Monday, October 6, 2014

Sydney Blog #5 (Rhyme and Poetry)

"Daddy" by Sylvia Plath


You do not do, you do not do   
Any more, black shoe
In which I have lived like a foot   
For thirty years, poor and white,   
Barely daring to breathe or Achoo.


Daddy, I have had to kill you.   
You died before I had time——
Marble-heavy, a bag full of God,   
Ghastly statue with one gray toe   
Big as a Frisco seal


And a head in the freakish Atlantic   
Where it pours bean green over blue   
In the waters off beautiful Nauset.   
I used to pray to recover you.
Ach, du.


In the German tongue, in the Polish town   
Scraped flat by the roller
Of wars, wars, wars.
But the name of the town is common.   
My Polack friend


Says there are a dozen or two.   
So I never could tell where you   
Put your foot, your root,
I never could talk to you.
The tongue stuck in my jaw.


It stuck in a barb wire snare.   
Ich, ich, ich, ich,
I could hardly speak.
I thought every German was you.   
And the language obscene


An engine, an engine
Chuffing me off like a Jew.
A Jew to Dachau, Auschwitz, Belsen.   
I began to talk like a Jew.
I think I may well be a Jew.


The snows of the Tyrol, the clear beer of Vienna   
Are not very pure or true.
With my gipsy ancestress and my weird luck   
And my Taroc pack and my Taroc pack
I may be a bit of a Jew.


I have always been scared of you,
With your Luftwaffe, your gobbledygoo.   
And your neat mustache
And your Aryan eye, bright blue.
Panzer-man, panzer-man, O You——


Not God but a swastika
So black no sky could squeak through.   
Every woman adores a Fascist,   
The boot in the face, the brute   
Brute heart of a brute like you.


You stand at the blackboard, daddy,   
In the picture I have of you,
A cleft in your chin instead of your foot   
But no less a devil for that, no not   
Any less the black man who


Bit my pretty red heart in two.
I was ten when they buried you.   
At twenty I tried to die
And get back, back, back to you.
I thought even the bones would do.


But they pulled me out of the sack,   
And they stuck me together with glue.   
And then I knew what to do.
I made a model of you,
A man in black with a Meinkampf look


And a love of the rack and the screw.   
And I said I do, I do.
So daddy, I’m finally through.
The black telephone’s off at the root,   
The voices just can’t worm through.


If I’ve killed one man, I’ve killed two——
The vampire who said he was you   
And drank my blood for a year,
Seven years, if you want to know.
Daddy, you can lie back now.


There’s a stake in your fat black heart   
And the villagers never liked you.
They are dancing and stamping on you.   
They always knew it was you.
Daddy, daddy, you bastard, I’m through.


Analysis


This poem by Sylvia Plath is an exploration of her relationship with her father.
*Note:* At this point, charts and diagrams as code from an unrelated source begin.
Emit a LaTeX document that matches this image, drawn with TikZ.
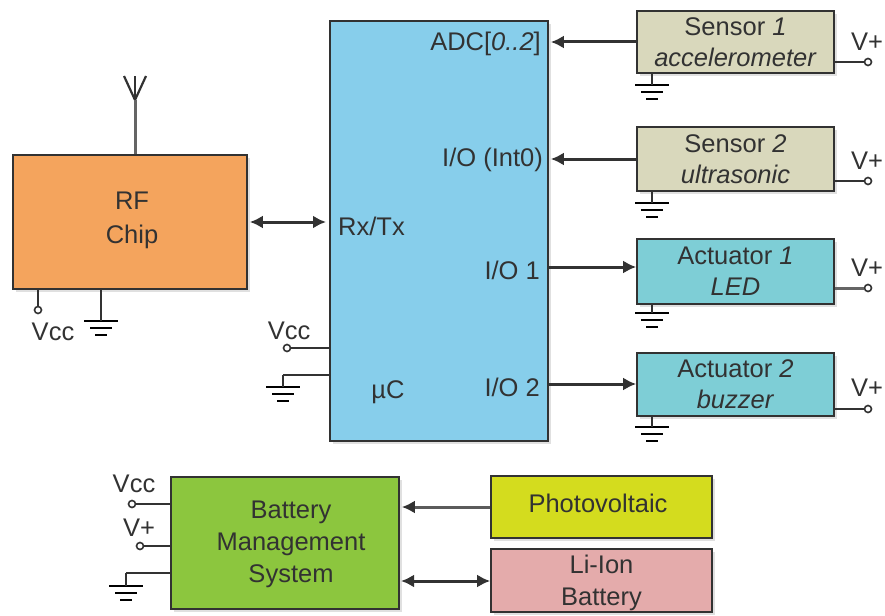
\documentclass[tikz,border=0pt]{standalone}
\usepackage{fontspec}
\setmainfont{Liberation Sans}
\usetikzlibrary{positioning,arrows.meta,shadows}
\definecolor{rfcol}{RGB}{244,164,93}
\definecolor{uccol}{RGB}{135,206,235}
\definecolor{sensorcol}{RGB}{217,216,188}
\definecolor{actcol}{RGB}{126,206,214}
\definecolor{bmscol}{RGB}{140,198,62}
\definecolor{pvcol}{RGB}{212,220,30}
\definecolor{liioncol}{RGB}{228,171,171}
\definecolor{inkcol}{RGB}{50,50,50}
\tikzset{
	gnd/.pic={
		\draw[line width=1.6pt] (-17,0) -- (17,0);
		\draw[line width=1.6pt] (-11,7) -- (11,7);
		\draw[line width=1.6pt] (-6,14) -- (6,14);
	},
	block/.style={draw=inkcol,line width=1.6pt,align=center,inner sep=0pt,
		font=\fontsize{25.5}{31}\selectfont,text=inkcol,
		drop shadow={shadow xshift=3pt,shadow yshift=-3pt,fill=black!12,opacity=1}},
	lbl/.style={inner sep=0pt,align=center,text=inkcol,font=\fontsize{25.5}{32}\selectfont},
	term/.style={circle,draw=inkcol,fill=white,line width=1.6pt,inner sep=0pt,minimum size=7pt},
	wire/.style={draw=inkcol,line width=1.6pt},
	bigwire/.style={draw=inkcol,line width=3pt},
	sig/.style={bigwire,-{Latex[length=13pt,width=13pt,color=inkcol]}},
	bus/.style={bigwire,{Latex[length=13pt,width=13pt]}-{Latex[length=13pt,width=13pt]}}
}
\begin{document}
\begin{tikzpicture}[x=1pt, y=-1pt]
		\useasboundingbox (0,0) rectangle (885,615);
		\begin{scope}[every node/.append style={block}]
			\node[fill=rfcol,minimum width=234pt,minimum height=134pt] (rf) at (130,222) {};
			\node[fill=uccol,minimum width=218pt,minimum height=420pt] (uc) at (439,231) {};
			\node[fill=sensorcol,minimum width=197pt,minimum height=62pt] (s1) at (735.5,42) {Sensor \textit{1}\\\textit{accelerometer}};
			\node[fill=sensorcol,minimum width=197pt,minimum height=64pt] (s2) at (735.5,159) {Sensor \textit{2}\\\textit{ultrasonic}};
			\node[fill=actcol,minimum width=197pt,minimum height=65pt] (a1) at (735.5,271.5) {Actuator \textit{1}\\\textit{LED}};
			\node[fill=actcol,minimum width=197pt,minimum height=63pt] (a2) at (735.5,384.5) {Actuator \textit{2}\\\textit{buzzer}};
			\node[fill=bmscol,minimum width=228pt,minimum height=132pt] (bms) at (285,543) {};
			\node[fill=pvcol,minimum width=221pt,minimum height=62pt] (pv) at (601.5,507) {};
			\node[fill=liioncol,minimum width=221pt,minimum height=63pt] (li) at (601.5,580.5) {};
		\end{scope}
		\begin{scope}[every node/.append style={lbl}]
			\node (rft) at (132,220) {RF\\[2pt]Chip};
			\node (bmst) at (291,544) {Battery\\Management\\System};
			\node (pvt) at (598,503) {Photovoltaic};
			\node (lit) at (601.5,583) {Li-Ion\\Battery};
			\node[anchor=east] (adc) at (541,44) {ADC[\textit{0..2}]};
			\node[anchor=east] (int0) at (543,160) {I/O (Int0)};
			\node[anchor=east] (io1) at (540,270) {I/O 1};
			\node[anchor=east] (io2) at (540,387) {I/O 2};
			\node[anchor=west] (rxtx) at (338,226) {Rx/Tx};
			\node (mu) at (388,392) {µC};
			\node (vccrf) at (53,332) {Vcc};
			\node (vccuc) at (289,331) {Vcc};
			\node (vccb) at (134,484) {Vcc};
			\node (vpb) at (139,528) {V+};
			\node (vp1) at (867,42) {V+};
			\node (vp2) at (867,161) {V+};
			\node (vp3) at (867,268) {V+};
			\node (vp4) at (867,388) {V+};
		\end{scope}
		% supply terminals
		\node[term] (trf) at (38,310) {};
		\node[term] (tuc) at (287,348) {};
		\node[term] (tb1) at (132,504) {};
		\node[term] (tb2) at (140,546) {};
		\node[term] (t1) at (868,62) {};
		\node[term] (t2) at (868,181) {};
		\node[term] (t3) at (868,288) {};
		\node[term] (t4) at (868,409) {};
		% ground points
		\coordinate (grf) at (101,321);
		\coordinate (guc) at (283,387);
		\coordinate (gb) at (126,586);
		\coordinate (g1) at (652,85);
		\coordinate (g2) at (652,203);
		\coordinate (g3) at (652,313);
		\coordinate (g4) at (652,427);
		\coordinate (guct) at (283,375);
		\coordinate (gbt) at (126,573);
		% antenna
		\coordinate (antb) at (135,100);
		\coordinate (antt) at (135,76);
		\coordinate (antl) at (124,76);
		\coordinate (antr) at (146,76);
		\foreach \g in {grf,guc,gb,g1,g2,g3,g4}
			\pic at (\g) {gnd};
		\begin{scope}[every edge/.style={wire}]
			\path (rf.south -| trf) edge (trf);
			\path (rf.south -| grf) edge (grf);
			\path (tuc) edge (tuc -| uc.west);
			\path (guct -| uc.west) edge (guct);
			\path (guct) edge (guc);
			\path (tb1) edge (tb1 -| bms.west);
			\path (tb2) edge (tb2 -| bms.west);
			\path (gbt -| bms.west) edge (gbt);
			\path (gbt) edge (gb);
			\path (s1.south -| g1) edge (g1);
			\path (s2.south -| g2) edge (g2);
			\path (a1.south -| g3) edge (g3);
			\path (a2.south -| g4) edge (g4);
			\path (t1 -| s1.east) edge (t1);
			\path (t2 -| s2.east) edge (t2);
			\path (t3 -| a1.east) edge (t3);
			\path (t4 -| a2.east) edge (t4);
		\end{scope}
		\draw[wire,line width=2.2pt] (antl) -- (antb) -- (antr);
		\draw[wire,line width=2.2pt] (antb) -- (antt);
		\draw[bigwire,draw=inkcol!75] (rf.north -| antb) -- (antb);
		\draw[bigwire,draw=inkcol!75] (t3 -| a1.east) -- ([xshift=-6pt]t3);
		\coordinate (io1p) at (548,267);
		\coordinate (io2p) at (548,384);
		\coordinate (rxp) at (330,222);
		\coordinate (bmsp) at (399,581);
		\draw[sig] (s1.west) -- ([xshift=2pt]s1.west -| uc.east);
		\draw[sig] (s2.west) -- ([xshift=2pt]s2.west -| uc.east);
		\draw[sig] (io1p) -- (io1p -| a1.west);
		\draw[sig] (io2p) -- (io2p -| a2.west);
		\draw[sig,draw=inkcol!80] (pv.west) -- ([xshift=2pt]pv.west -| bms.east);
		\draw[bus] ([xshift=2pt]rf.east) -- ([xshift=-4pt]rxp);
		\draw[bus] ([xshift=2pt]bmsp) -- (bmsp -| li.west);
	\end{tikzpicture}
\end{document}
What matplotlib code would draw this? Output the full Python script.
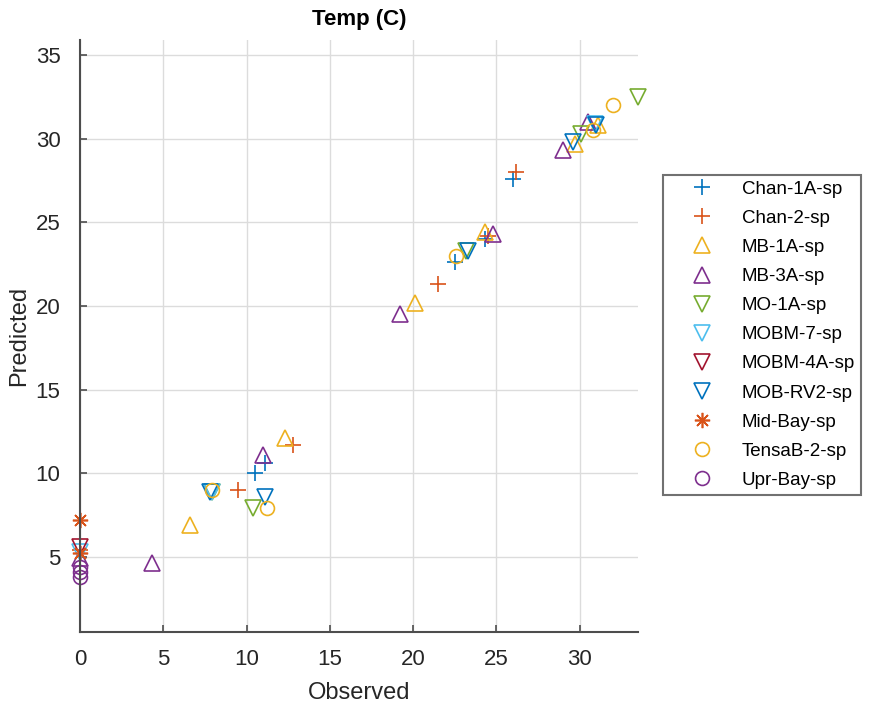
import numpy as np
import matplotlib
matplotlib.use('Agg')
import matplotlib.pyplot as plt

plt.rcParams['font.family'] = ['Liberation Sans', 'DejaVu Sans']

# observed / predicted temperature per station
stations = ['Chan-1A-sp', 'Chan-2-sp', 'MB-1A-sp', 'MB-3A-sp', 'MO-1A-sp',
            'MOBM-7-sp', 'MOBM-4A-sp', 'MOB-RV2-sp', 'Mid-Bay-sp',
            'TensaB-2-sp', 'Upr-Bay-sp']

obs_chan1a = [10.5, 11.1, 22.5, 24.3, 26.0]
pred_chan1a = [10.0, 10.6, 22.6, 24.0, 27.6]

obs_chan2 = [0.0, 9.5, 12.8, 21.5, 24.5, 26.2]
pred_chan2 = [5.4, 9.0, 11.7, 21.3, 24.2, 28.0]

obs_mb1a = [6.6, 12.3, 20.1, 24.3, 29.7, 31.1]
pred_mb1a = [6.9, 12.1, 20.2, 24.4, 29.7, 30.8]

obs_mb3a = [0.0, 4.3, 11.0, 19.2, 24.8, 29.0, 30.5]
pred_mb3a = [4.9, 4.6, 11.1, 19.5, 24.3, 29.3, 31.0]

obs_mo1a = [7.9, 10.4, 23.2, 30.1, 33.5]
pred_mo1a = [8.9, 7.9, 23.3, 30.3, 32.5]

obs_mobm7 = [0.0, 7.9, 30.9]
pred_mobm7 = [5.3, 8.9, 30.9]

obs_mobm4a = [0.0]
pred_mobm4a = [5.6]

obs_mobrv2 = [7.8, 11.1, 23.3, 29.6, 31.0]
pred_mobrv2 = [8.9, 8.6, 23.3, 29.8, 30.8]

obs_midbay = [0.0, 0.0]
pred_midbay = [7.2, 5.2]

obs_tensab2 = [7.9, 11.2, 22.6, 30.8, 32.0]
pred_tensab2 = [9.0, 7.9, 23.0, 30.5, 32.0]

obs_uprbay = [0.0, 0.0, 0.0]
pred_uprbay = [4.4, 4.1, 3.8]

OBS = [obs_chan1a, obs_chan2, obs_mb1a, obs_mb3a, obs_mo1a, obs_mobm7,
       obs_mobm4a, obs_mobrv2, obs_midbay, obs_tensab2, obs_uprbay]
PRED = [pred_chan1a, pred_chan2, pred_mb1a, pred_mb3a, pred_mo1a, pred_mobm7,
        pred_mobm4a, pred_mobrv2, pred_midbay, pred_tensab2, pred_uprbay]

col = ['#0072BD', '#D95319', '#EDB120', '#7E2F8E', '#77AC30', '#4DBEEE', '#A2142F']
colors = [col[0], col[1], col[2], col[3], col[4], col[5], col[6], col[0], col[1], col[2], col[3]]
# (8, 2, 0) = eight-spoke asterisk
markers = ['+', '+', '^', '^', 'v', 'v', 'v', 'v', (8, 2, 0), 'o', 'o']
sizes = [12, 12, 11, 11, 11, 11, 11, 11, 11, 10, 10]

fig = plt.figure(figsize=(8.73, 7.06), dpi=100)
ax = fig.add_axes([80/873, 1-632/706, (638-80)/873, (632-40)/706])

for i in range(len(stations)):
    ax.plot(OBS[i], PRED[i], linestyle='none', marker=markers[i], ms=sizes[i],
            mfc='none', mec=colors[i], mew=1.2, label=stations[i], clip_on=False)

ax.set_xlim(0, 33.5)
ax.set_ylim(0.5, 35.9)
ax.set_xticks(np.arange(0, 35, 5))
ax.set_yticks(np.arange(5, 40, 5))
ax.grid(True, color='#dcdcdc', linewidth=1.0)
ax.set_axisbelow(True)
for s in ['top', 'right']:
    ax.spines[s].set_visible(False)
for s in ['left', 'bottom']:
    ax.spines[s].set_color('#4d4d4d')
    ax.spines[s].set_linewidth(1.5)
ax.tick_params(direction='in', length=5, width=1.2, color='#4d4d4d',
               labelsize=16, labelcolor='#262626')
ax.tick_params(axis='y', pad=14)
ax.tick_params(axis='x', pad=12)

ax.set_title('Temp (C)', fontsize=16, fontweight='bold', pad=11)
ax.set_xlabel('Observed', fontsize=17, color='#262626', labelpad=9)
ax.set_ylabel('Predicted', fontsize=17, color='#262626', labelpad=4)

leg = fig.legend(loc='upper left', bbox_to_anchor=(663/873, 1-175/706),
                 fontsize=13.5, frameon=True, fancybox=False, labelspacing=0.64,
                 handletextpad=0.3, borderpad=0.3, handlelength=3.6,
                 borderaxespad=0)
leg.get_frame().set_edgecolor('#4d4d4d')
leg.get_frame().set_linewidth(1.5)

plt.savefig('out.png', dpi=100)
Her father was abusive toward her and was very rough, and she ended up marrying a man that was just like him. She writes a heart- wrenching poem to her father. It is very mean and angry towards her father, and blames him for all of her mental issues that she grows up having. This is a pretty okay assumption, when taken into consideration what she describes his attitude and behaviors as.